Vortragsdetails

PhD Colloquium Lisa Gutzeit: "Detection and Recognition of Human Manipulation Building Blocks"

New research challenges in robotics, which arise from attempts to get robots out of isolated environments into human spaces with a close human-robot interaction, demand new methods to acquire a deeper understanding of the human behavior and intentions. Especially in Learning from Demonstration (LfD), which provides an intuitive way to teach robotic systems new behavior from human movement examples, approaches are needed to recognize relevant movement segments in human motion data. In this way, building blocks of robotic motions can be learned which can be combined to generate a wide range of behaviors.

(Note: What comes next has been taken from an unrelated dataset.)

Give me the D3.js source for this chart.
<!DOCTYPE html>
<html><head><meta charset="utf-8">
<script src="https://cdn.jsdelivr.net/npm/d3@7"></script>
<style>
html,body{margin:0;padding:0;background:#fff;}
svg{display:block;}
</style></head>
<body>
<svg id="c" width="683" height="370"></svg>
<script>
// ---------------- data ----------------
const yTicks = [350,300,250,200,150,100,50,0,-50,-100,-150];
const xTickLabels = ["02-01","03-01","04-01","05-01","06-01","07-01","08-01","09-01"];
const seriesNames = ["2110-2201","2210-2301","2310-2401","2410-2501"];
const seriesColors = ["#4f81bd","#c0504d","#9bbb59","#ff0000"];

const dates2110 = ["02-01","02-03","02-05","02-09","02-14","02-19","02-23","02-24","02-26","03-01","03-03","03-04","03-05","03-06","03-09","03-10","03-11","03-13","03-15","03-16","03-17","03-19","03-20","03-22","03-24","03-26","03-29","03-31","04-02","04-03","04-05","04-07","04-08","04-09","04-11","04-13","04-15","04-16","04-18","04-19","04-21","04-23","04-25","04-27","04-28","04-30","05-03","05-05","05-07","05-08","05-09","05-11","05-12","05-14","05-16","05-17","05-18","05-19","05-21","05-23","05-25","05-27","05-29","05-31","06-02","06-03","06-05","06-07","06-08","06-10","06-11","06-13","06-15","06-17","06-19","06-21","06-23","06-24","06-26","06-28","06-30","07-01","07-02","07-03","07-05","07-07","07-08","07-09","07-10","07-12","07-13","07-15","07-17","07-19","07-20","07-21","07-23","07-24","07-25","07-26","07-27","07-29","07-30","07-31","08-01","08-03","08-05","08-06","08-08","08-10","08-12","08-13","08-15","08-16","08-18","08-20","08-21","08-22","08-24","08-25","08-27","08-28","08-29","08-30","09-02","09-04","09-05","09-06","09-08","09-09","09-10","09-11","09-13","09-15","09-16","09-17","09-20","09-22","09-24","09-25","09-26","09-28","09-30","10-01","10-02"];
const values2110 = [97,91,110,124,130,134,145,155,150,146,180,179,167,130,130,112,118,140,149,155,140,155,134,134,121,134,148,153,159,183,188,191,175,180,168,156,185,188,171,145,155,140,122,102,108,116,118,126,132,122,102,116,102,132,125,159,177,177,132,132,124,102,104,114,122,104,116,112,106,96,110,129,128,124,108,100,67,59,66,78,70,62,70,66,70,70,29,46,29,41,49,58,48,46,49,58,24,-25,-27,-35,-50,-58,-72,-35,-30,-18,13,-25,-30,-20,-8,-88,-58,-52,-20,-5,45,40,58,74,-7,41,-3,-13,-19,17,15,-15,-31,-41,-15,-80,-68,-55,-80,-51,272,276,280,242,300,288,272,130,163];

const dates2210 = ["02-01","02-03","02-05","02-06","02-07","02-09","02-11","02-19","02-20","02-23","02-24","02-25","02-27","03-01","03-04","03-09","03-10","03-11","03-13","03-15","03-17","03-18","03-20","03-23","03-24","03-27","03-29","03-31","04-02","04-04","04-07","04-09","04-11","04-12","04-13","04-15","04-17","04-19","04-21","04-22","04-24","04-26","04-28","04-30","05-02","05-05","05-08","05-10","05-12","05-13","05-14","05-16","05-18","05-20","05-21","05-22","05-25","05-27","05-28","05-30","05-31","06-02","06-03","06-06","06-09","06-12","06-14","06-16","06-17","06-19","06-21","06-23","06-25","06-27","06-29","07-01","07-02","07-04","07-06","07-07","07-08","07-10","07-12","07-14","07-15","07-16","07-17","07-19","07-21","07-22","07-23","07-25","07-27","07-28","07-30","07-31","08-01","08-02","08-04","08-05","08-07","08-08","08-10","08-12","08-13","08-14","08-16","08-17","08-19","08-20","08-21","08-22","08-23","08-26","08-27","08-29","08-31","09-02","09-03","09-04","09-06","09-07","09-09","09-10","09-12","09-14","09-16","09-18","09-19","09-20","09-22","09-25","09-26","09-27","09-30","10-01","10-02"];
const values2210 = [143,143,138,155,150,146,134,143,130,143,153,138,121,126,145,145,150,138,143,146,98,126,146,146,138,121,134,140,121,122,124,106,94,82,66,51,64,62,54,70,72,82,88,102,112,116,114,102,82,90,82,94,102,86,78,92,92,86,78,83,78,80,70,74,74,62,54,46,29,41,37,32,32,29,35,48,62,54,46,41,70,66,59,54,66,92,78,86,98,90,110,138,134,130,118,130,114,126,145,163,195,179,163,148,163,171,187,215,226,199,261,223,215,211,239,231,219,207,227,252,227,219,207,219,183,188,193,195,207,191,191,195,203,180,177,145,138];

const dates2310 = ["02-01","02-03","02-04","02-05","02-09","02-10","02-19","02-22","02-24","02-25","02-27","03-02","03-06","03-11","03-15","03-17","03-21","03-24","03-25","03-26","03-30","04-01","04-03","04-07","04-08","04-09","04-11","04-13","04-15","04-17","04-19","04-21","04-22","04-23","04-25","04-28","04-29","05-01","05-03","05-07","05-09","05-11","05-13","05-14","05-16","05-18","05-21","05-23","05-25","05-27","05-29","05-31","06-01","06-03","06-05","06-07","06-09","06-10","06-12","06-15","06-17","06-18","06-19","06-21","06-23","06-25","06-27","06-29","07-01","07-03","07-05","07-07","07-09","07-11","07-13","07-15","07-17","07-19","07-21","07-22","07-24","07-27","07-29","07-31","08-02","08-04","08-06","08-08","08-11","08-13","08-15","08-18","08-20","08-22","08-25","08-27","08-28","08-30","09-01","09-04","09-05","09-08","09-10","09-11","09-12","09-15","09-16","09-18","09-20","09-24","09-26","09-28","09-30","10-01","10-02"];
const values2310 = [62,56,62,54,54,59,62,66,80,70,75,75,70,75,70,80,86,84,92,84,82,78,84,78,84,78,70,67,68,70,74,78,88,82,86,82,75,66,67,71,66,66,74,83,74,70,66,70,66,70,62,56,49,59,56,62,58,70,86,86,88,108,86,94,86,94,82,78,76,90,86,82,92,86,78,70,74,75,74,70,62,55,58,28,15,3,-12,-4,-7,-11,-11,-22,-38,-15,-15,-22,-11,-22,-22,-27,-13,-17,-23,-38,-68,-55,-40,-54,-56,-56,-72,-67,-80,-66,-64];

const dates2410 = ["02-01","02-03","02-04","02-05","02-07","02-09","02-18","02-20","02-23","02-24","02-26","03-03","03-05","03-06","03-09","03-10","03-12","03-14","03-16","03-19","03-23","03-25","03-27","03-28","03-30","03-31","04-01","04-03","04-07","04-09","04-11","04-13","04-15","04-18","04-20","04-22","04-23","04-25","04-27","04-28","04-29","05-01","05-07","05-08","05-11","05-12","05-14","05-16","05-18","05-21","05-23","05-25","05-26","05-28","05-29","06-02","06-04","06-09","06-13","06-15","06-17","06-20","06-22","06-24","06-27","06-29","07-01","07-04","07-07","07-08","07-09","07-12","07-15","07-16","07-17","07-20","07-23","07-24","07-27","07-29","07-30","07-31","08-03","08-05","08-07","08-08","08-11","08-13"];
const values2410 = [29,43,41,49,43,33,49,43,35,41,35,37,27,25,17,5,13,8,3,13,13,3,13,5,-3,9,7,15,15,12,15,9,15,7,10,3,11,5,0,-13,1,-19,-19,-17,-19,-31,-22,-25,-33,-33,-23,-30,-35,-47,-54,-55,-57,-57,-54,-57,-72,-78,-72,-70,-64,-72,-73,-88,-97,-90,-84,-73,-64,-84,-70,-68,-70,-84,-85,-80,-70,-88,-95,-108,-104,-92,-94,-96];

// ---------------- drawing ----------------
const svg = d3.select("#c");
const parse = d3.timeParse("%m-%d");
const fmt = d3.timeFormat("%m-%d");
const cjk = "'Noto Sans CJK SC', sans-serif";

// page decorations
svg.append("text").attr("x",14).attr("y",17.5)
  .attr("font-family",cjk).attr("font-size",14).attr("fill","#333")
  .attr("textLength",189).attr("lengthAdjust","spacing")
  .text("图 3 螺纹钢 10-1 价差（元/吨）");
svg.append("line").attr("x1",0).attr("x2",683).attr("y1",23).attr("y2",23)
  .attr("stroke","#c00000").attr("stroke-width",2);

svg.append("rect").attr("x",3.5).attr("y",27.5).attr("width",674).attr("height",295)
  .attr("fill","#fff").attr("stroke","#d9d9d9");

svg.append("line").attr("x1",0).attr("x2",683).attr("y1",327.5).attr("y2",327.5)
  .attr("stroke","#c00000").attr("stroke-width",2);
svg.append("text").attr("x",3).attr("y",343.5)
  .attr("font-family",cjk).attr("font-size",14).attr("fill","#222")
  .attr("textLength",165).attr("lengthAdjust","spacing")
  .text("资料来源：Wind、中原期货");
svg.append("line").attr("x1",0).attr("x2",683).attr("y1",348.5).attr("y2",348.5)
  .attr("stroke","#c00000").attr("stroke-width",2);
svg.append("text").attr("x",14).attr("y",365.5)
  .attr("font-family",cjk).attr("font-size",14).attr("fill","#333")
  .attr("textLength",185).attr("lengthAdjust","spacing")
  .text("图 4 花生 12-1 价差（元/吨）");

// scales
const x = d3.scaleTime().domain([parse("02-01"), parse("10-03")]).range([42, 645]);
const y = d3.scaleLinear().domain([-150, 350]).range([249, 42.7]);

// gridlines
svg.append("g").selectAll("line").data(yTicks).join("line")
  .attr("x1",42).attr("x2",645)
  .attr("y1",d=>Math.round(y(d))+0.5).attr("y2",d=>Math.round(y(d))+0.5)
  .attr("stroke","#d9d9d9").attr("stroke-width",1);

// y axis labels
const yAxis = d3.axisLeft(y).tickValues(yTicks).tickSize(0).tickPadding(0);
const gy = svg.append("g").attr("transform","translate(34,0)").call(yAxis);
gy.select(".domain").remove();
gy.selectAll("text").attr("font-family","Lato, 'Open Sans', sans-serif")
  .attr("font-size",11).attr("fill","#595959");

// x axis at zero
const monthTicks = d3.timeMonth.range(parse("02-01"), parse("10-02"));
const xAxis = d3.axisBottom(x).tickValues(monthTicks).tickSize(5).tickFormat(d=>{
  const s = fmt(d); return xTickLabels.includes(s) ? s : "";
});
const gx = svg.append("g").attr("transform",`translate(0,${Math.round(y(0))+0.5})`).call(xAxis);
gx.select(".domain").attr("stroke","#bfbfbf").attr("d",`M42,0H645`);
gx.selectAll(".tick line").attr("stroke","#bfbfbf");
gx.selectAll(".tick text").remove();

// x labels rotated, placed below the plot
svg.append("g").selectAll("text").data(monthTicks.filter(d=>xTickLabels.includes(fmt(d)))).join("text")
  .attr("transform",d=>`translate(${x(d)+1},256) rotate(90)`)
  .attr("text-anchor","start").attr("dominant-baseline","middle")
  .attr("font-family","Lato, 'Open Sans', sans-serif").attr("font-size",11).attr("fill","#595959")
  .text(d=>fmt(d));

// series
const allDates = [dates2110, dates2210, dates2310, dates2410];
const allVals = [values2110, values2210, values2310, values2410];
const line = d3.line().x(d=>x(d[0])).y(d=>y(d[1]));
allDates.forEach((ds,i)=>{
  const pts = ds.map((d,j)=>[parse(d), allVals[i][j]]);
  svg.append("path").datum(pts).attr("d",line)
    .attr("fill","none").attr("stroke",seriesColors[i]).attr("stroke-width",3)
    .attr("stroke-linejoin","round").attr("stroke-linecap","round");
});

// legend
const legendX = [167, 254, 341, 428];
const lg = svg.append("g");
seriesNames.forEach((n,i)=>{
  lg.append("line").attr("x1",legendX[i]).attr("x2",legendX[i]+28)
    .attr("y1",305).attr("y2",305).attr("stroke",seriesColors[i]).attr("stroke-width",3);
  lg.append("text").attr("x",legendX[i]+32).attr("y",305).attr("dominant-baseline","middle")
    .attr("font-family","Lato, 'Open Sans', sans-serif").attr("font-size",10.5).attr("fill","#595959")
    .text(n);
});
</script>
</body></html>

This thesis introduces algorithms to detect and annotate human building block movements in recordings of manipulation movements as well as an approach to determine hierarchical structures in these movements. The velocity-based Multiple Change-point Inference (vMCI) algorithm is presented, which identifies building blocks with a bell-shaped velocity profile using Bayesian Inference. The algorithm can be applied in an online and automatic fashion, without the need for expert knowledge, time-consuming training data generation or parameter tuning. To annotate the detected building blocks, several standard movement recognition approaches are compared with respect to their performance in the presence of only a small amount of labeled movement examples for training. It is shown that using 1-Nearest Neighbor (1-NN)-based movement classification, annotations can be found fast and reliably under these conditions. To detect basic movements as well as their concatenations into more complex, labeled actions, the velocity-based Hierarchical Movement Segmentation

(vHMS) algorithm which hierarchically analyses human movements is presented.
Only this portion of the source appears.